Nowadays, I’m taking the time I would’ve spent Facebooking and spending it on much more useful Internet-related activities. Along the way, I realized that my friend was right: besides the obvious benefit of convenience and easy access to information, there are so many more pros that the Internet offers. The trick is to think outside the box and be resourceful!
Instead of watching funny videos on Youtube, for example, look up tour guide videos about a city you love so you are one step closer to fulfilling your dreams of travelling abroad. Instead of chit-chating in an online forum about the latest movies and TV shows, join one that discusses your MBTI personality. Instead of reading up on celebrity gossip, tap into the resources that give practical advice on academic success.

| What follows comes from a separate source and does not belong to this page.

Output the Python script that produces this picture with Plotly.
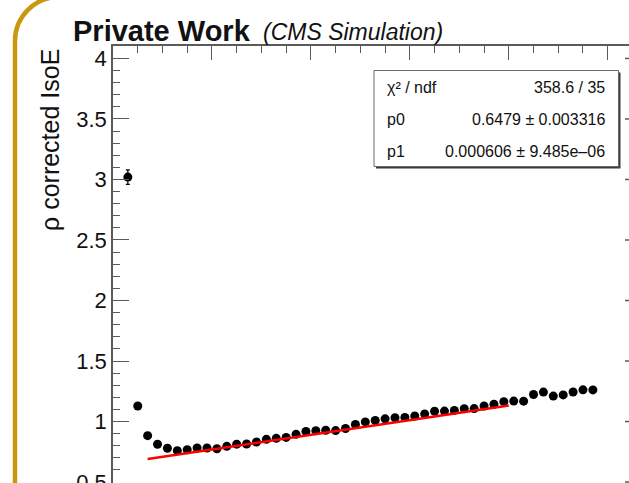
import plotly.graph_objects as go

# Binned profile: bin centres, rho-corrected IsoE per bin and its statistical error
bin_centres = [30, 50, 70, 90, 110, 130, 150, 170, 190, 210, 230, 250, 270, 290, 310, 330,
               350, 370, 390, 410, 430, 450, 470, 490, 510, 530, 550, 570, 590, 610, 630, 650,
               670, 690, 710, 730, 750, 770, 790, 810, 830, 850, 870, 890, 910, 930, 950, 970]
iso_values = [3.02, 1.128, 0.883, 0.812, 0.779, 0.759, 0.767, 0.781, 0.781, 0.775, 0.795, 0.813,
              0.814, 0.831, 0.853, 0.861, 0.869, 0.894, 0.918, 0.924, 0.928, 0.925, 0.942, 0.975,
              0.997, 1.008, 1.022, 1.031, 1.034, 1.046, 1.063, 1.085, 1.086, 1.092, 1.106, 1.107,
              1.128, 1.143, 1.164, 1.169, 1.168, 1.223, 1.243, 1.210, 1.220, 1.244, 1.262, 1.261]
iso_errors = [0.06, 0.012, 0.006, 0.004, 0.004, 0.004, 0.004, 0.004, 0.004, 0.004, 0.004, 0.004,
              0.004, 0.004, 0.004, 0.004, 0.004, 0.004, 0.004, 0.004, 0.004, 0.004, 0.004, 0.004,
              0.004, 0.004, 0.004, 0.004, 0.004, 0.004, 0.004, 0.005, 0.005, 0.005, 0.005, 0.005,
              0.005, 0.006, 0.006, 0.006, 0.006, 0.007, 0.007, 0.007, 0.008, 0.008, 0.009, 0.009]

# Linear fit result pol1: p0 + p1 * x over the fit range
fit_p0, fit_p0_err = 0.6479, 0.003316
fit_p1, fit_p1_err = 0.000606, 9.485e-06
fit_chi2, fit_ndf = 358.6, 35
fit_range = [70, 800]

y_tick_values = [0.5, 1, 1.5, 2, 2.5, 3, 3.5, 4]
y_tick_labels = ["0.5", "1", "1.5", "2", "2.5", "3", "3.5", "4"]

# Canvas geometry (pixels)
W_FIG, H_FIG = 629, 483
M_L, M_T = 113, 46
PW, PH = W_FIG - M_L, H_FIG - M_T


def px(x):
    return (x - M_L) / PW


def py(y):
    return (H_FIG - y) / PH


FONT = "Liberation Sans, Arial, Helvetica, sans-serif"
AXIS_COL = "#5a5a5a"

fig = go.Figure()

fig.add_trace(go.Scatter(
    x=bin_centres, y=iso_values,
    mode="markers",
    marker=dict(color="black", size=9),
    error_y=dict(type="data", array=iso_errors, color="black", thickness=1.2, width=2),
    hoverinfo="x+y",
))

fit_x = fit_range
fit_y = [fit_p0 + fit_p1 * x for x in fit_x]
fig.add_trace(go.Scatter(
    x=fit_x, y=fit_y, mode="lines",
    line=dict(color="#ff0000", width=2.5),
))

shapes = []

# right-hand major ticks of the frame
for v in y_tick_values:
    shapes.append(dict(type="line", xref="paper", yref="y",
                       x0=px(625), x1=px(629.5), y0=v, y1=v,
                       line=dict(color=AXIS_COL, width=1.5)))

# statistics box with drop shadow
shapes.append(dict(type="rect", xref="paper", yref="paper",
                   x0=px(376), x1=px(620.5), y0=py(168.5), y1=py(72.5),
                   fillcolor="#3c3c3c", line=dict(width=0), layer="above"))
shapes.append(dict(type="rect", xref="paper", yref="paper",
                   x0=px(374), x1=px(618.5), y0=py(166.5), y1=py(70.5),
                   fillcolor="white", line=dict(color="#6a6a6a", width=1), layer="above"))

# rounded slide frame on the left
R = 44
k = 0.5523 * R
xv, yc, ytop = 15, 41, -3
frame_path = (
    f"M {px(xv)},{py(495)} L {px(xv)},{py(yc)} "
    f"C {px(xv)},{py(yc - k)} {px(xv + R - k)},{py(ytop)} {px(xv + R)},{py(ytop)} "
    f"L {px(700)},{py(ytop)}"
)
shapes.append(dict(type="path", xref="paper", yref="paper", path=frame_path,
                   line=dict(color="#c9980e", width=4.5), layer="above"))

annotations = [
    dict(text="<b>Private Work</b>", xref="paper", yref="paper",
         x=px(71), y=py(31), xanchor="left", yanchor="middle", showarrow=False,
         font=dict(family=FONT, size=29, color="#111111")),
    dict(text="<i>(CMS Simulation)</i>", xref="paper", yref="paper",
         x=px(261), y=py(32), xanchor="left", yanchor="middle", showarrow=False,
         font=dict(family=FONT, size=23, color="#111111")),
    dict(text="ρ corrected IsoE", xref="paper", yref="paper",
         x=px(50), y=py(47), xanchor="center", yanchor="top", textangle=-90,
         showarrow=False, font=dict(family=FONT, size=25, color="#111111")),
]

stat_rows = [
    ("χ² / ndf", f"{fit_chi2:.1f} / {fit_ndf}", 87),
    ("p0", f"{fit_p0} ± {fit_p0_err}", 119),
    ("p1", f"{fit_p1:.6f} ± {fit_p1_err:.3e}".replace("e-", "e–"), 151),
]
for left, right, yc_row in stat_rows:
    annotations.append(dict(text=left, xref="paper", yref="paper", x=px(385), y=py(yc_row),
                            xanchor="left", yanchor="middle", showarrow=False,
                            font=dict(family=FONT, size=16, color="#111111")))
    annotations.append(dict(text=right, xref="paper", yref="paper", x=px(607), y=py(yc_row),
                            xanchor="right", yanchor="middle", showarrow=False,
                            font=dict(family=FONT, size=16, color="#111111")))

fig.update_layout(
    width=W_FIG, height=H_FIG,
    margin=dict(l=M_L, r=0, t=M_T, b=0, pad=0, autoexpand=False),
    paper_bgcolor="white", plot_bgcolor="white",
    showlegend=False,
    shapes=shapes,
    annotations=annotations,
    xaxis=dict(
        range=[0, 1043], side="top", showline=True, linecolor=AXIS_COL, linewidth=1.5,
        ticks="inside", ticklen=14, tickwidth=1.3, tickcolor=AXIS_COL,
        tick0=0, dtick=200, showticklabels=False, showgrid=False, zeroline=False,
        automargin=False,
        minor=dict(ticks="inside", ticklen=7, tickwidth=1.1, tickcolor=AXIS_COL,
                   dtick=50, showgrid=False),
    ),
    yaxis=dict(
        range=[0.492, 4.103], showline=True, linecolor=AXIS_COL, linewidth=1.5,
        ticks="inside", ticklen=16, tickwidth=1.3, tickcolor=AXIS_COL,
        tickvals=y_tick_values, ticktext=y_tick_labels,
        tickfont=dict(family=FONT, size=22, color="#111111"),
        ticklabeloverflow="allow", automargin=False,
        showgrid=False, zeroline=False,
        minor=dict(ticks="inside", ticklen=7, tickwidth=1.1, tickcolor=AXIS_COL,
                   tick0=0, dtick=0.1, showgrid=False),
    ),
)

fig.write_html("out.html")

One of the most impressive sites that parallels Facebook is the amazing LinkedIn. While Facebook is mostly for fun, LinkedIn is the exact opposite. Instead of searching for and adding “friends,” you add “connections,” who are colleagues you know from a professional setting. Loosely based on the idea of “six degrees of separation,” the site provides information for people who desire to network with the right contacts in order to get the job, business or people opportunities they want.
Ultimately, I think it’s all about choices. It might not be the easiest thing to do when a “destination” full of the intrigue of gossip and promises of laughter is just a click away. At U of T, the Academic Success Centre actually offers lectures and workshops on the topic of effective Internet use, as well as on the more general areas of time-management and combating procrastination. Sign-up is online: while some workshops might be full, you are welcome to contact the Academic Success Centre with questions and concerns.

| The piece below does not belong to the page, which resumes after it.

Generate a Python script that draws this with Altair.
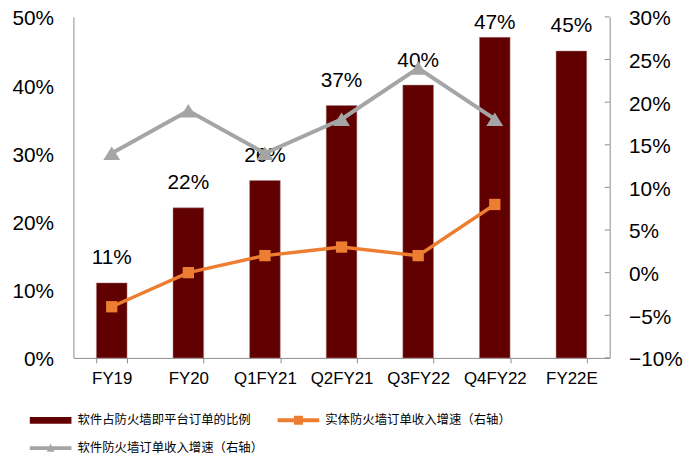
import altair as alt
import pandas as pd

categories = ["FY19", "FY20", "Q1FY21", "Q2FY21", "Q3FY22", "Q4FY22", "FY22E"]
software_share = [0.11, 0.22, 0.26, 0.37, 0.40, 0.47, 0.45]
hw_categories = ["FY19", "FY20", "Q1FY21", "Q2FY21", "Q3FY22", "Q4FY22"]
hw_growth = [-0.04, 0.00, 0.02, 0.03, 0.02, 0.08]
sw_growth = [0.14, 0.19, 0.14, 0.18, 0.24, 0.18]
series_names = ["软件占防火墙即平台订单的比例", "软件防火墙订单收入增速（右轴）", "实体防火墙订单收入增速（右轴）"]
right_ticks = [-0.1, -0.05, 0, 0.05, 0.1, 0.15, 0.2, 0.25, 0.3]

BAR = "#600000"
ORANGE = "#ED7D31"
GRAY = "#A5A5A5"
AXIS = "#8C8C8C"
FONT = "Liberation Sans"
CJK = "Noto Sans CJK SC"

bar_df = pd.DataFrame({"cat": categories, "v": software_share})
hw_df = pd.DataFrame({"cat": hw_categories, "v": hw_growth})
sw_df = pd.DataFrame({"cat": hw_categories, "v": sw_growth})
legend_df = pd.DataFrame({"series": series_names})
tick_df = pd.DataFrame({"t": right_ticks})

xscale = alt.Scale(domain=categories, paddingInner=0.6, paddingOuter=0.3)
xaxis = alt.Axis(title=None, labelAngle=0, labelFont=FONT, labelFontSize=17, labelColor="black",
                 domainColor=AXIS, tickColor=AXIS, tickSize=5, tickBand="extent", labelPadding=8)
x_enc = alt.X("cat:N", scale=xscale, axis=xaxis, sort=categories)

lscale = alt.Scale(domain=[0, 0.5], nice=False)
laxis = alt.Axis(title=None, format=".0%", values=[0, 0.1, 0.2, 0.3, 0.4, 0.5], labelFont=FONT,
                 labelFontSize=21, labelColor="black", domainColor=AXIS, ticks=False,
                 labelPadding=20, labelOffset=2, grid=False, orient="left")
rscale = alt.Scale(domain=[-0.1, 0.3], nice=False)
raxis = alt.Axis(title=None, format=".0%", values=right_ticks, labelFont=FONT, labelFontSize=21,
                 labelColor="black", domainColor=AXIS, ticks=False, labelPadding=19,
                 labelOffset=2, grid=False, orient="right")

bars = alt.Chart(bar_df).mark_bar(color=BAR, stroke="#B08080", strokeWidth=0.5).encode(
    x=x_enc, y=alt.Y("v:Q", scale=lscale, axis=laxis))
labels = alt.Chart(bar_df).transform_calculate(
    ly="min(datum.v + 0.036, 0.491)"
).mark_text(font=FONT, fontSize=21, baseline="middle", color="black").encode(
    x=x_enc, y=alt.Y("ly:Q", scale=lscale, axis=laxis), text=alt.Text("v:Q", format=".0%"))
left = alt.layer(bars, labels)

hw_line = alt.Chart(hw_df).mark_line(color=ORANGE, strokeWidth=3.5).encode(
    x=x_enc, y=alt.Y("v:Q", scale=rscale, axis=raxis))
hw_pts = alt.Chart(hw_df).mark_point(shape="square", filled=True, size=130, color=ORANGE, opacity=1).encode(
    x=x_enc, y=alt.Y("v:Q", scale=rscale, axis=raxis))
sw_line = alt.Chart(sw_df).mark_line(color=GRAY, strokeWidth=4).encode(
    x=x_enc, y=alt.Y("v:Q", scale=rscale, axis=raxis))
sw_pts = alt.Chart(sw_df).mark_point(shape="M-1,0.8L0,-0.8L1,0.8Z", filled=True, size=289,
                                     color=GRAY, opacity=1).encode(
    x=x_enc, y=alt.Y("v:Q", scale=rscale, axis=raxis))
rticks = alt.Chart(tick_df).mark_rule(color=AXIS, strokeWidth=1).encode(
    y=alt.Y("t:Q", scale=rscale, axis=raxis), x=alt.value(536), x2=alt.value(541))
right = alt.layer(sw_line, hw_line, rticks, sw_pts, hw_pts)

sym_bar = "M-2,-0.33H2V0.33H-2Z"
sym_orange = "M-2,-0.19H2V0.19H-2Z M-0.43,-0.43H0.43V0.43H-0.43Z"
sym_gray = "M-2,-0.19H2V0.19H-2Z M0,-0.45L0.36,0.36H-0.36Z"

leg = alt.Legend(title=None, orient="none", legendX=-33.5, legendY=396.5, columns=2,
                 symbolSize=441, symbolStrokeWidth=0, symbolOpacity=1,
                 labelFont=CJK, labelFontSize=12.5, labelColor="black", labelLimit=0,
                 labelOffset=16.5, columnPadding=13, rowPadding=11, padding=0)
legend_layer = alt.Chart(legend_df).mark_point(filled=True, opacity=0).encode(
    x=alt.value(0), y=alt.value(0),
    color=alt.Color("series:N", scale=alt.Scale(domain=series_names, range=[BAR, GRAY, ORANGE]), legend=leg),
    shape=alt.Shape("series:N", scale=alt.Scale(domain=series_names, range=[sym_bar, sym_gray, sym_orange]),
                    legend=leg),
)

chart = alt.layer(left, right, legend_layer).resolve_scale(y="independent").properties(
    width=541, height=344,
    autosize=alt.AutoSizeParams(type="none"),
    padding={"left": 66, "top": 7, "right": 78, "bottom": 100},
    background="white",
).configure_view(stroke=None)

chart.save("out.html", embed_options={"renderer": "svg", "actions": False})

To conclude, let me share with you something from a site that I subscribe to. It is called The Daily Motivator and it’s only one of the many amazing sites I’ve recently discovered. Check it out:
Run away from discipline and it punishes you. Embrace discipline and it enables you to do magnificent things.
You can decide to discipline yourself or you will surely and eventually have discipline forced upon you. It is far better to choose it for yourself so you can fashion with it whatever you desire.
You already have the ability to act with self-discipline. Make use of that ability by making it a constant habit.
Discipline doesn’t cost you. It pays, over and over again. Discipline makes what you already have more valuable. And with discipline you can create much more new value.
Do what is in the best interest of everyone involved, even when it is not comfortable or easy at the moment. Long after the immediate inconvenience and discomfort are gone, you’ll be enjoying the rewards of choosing to discipline yourself.
— Ralph Marston (Read more here)
I hope your week after Reading Week isn’t terribly plagued with midterms and assignments! Take care!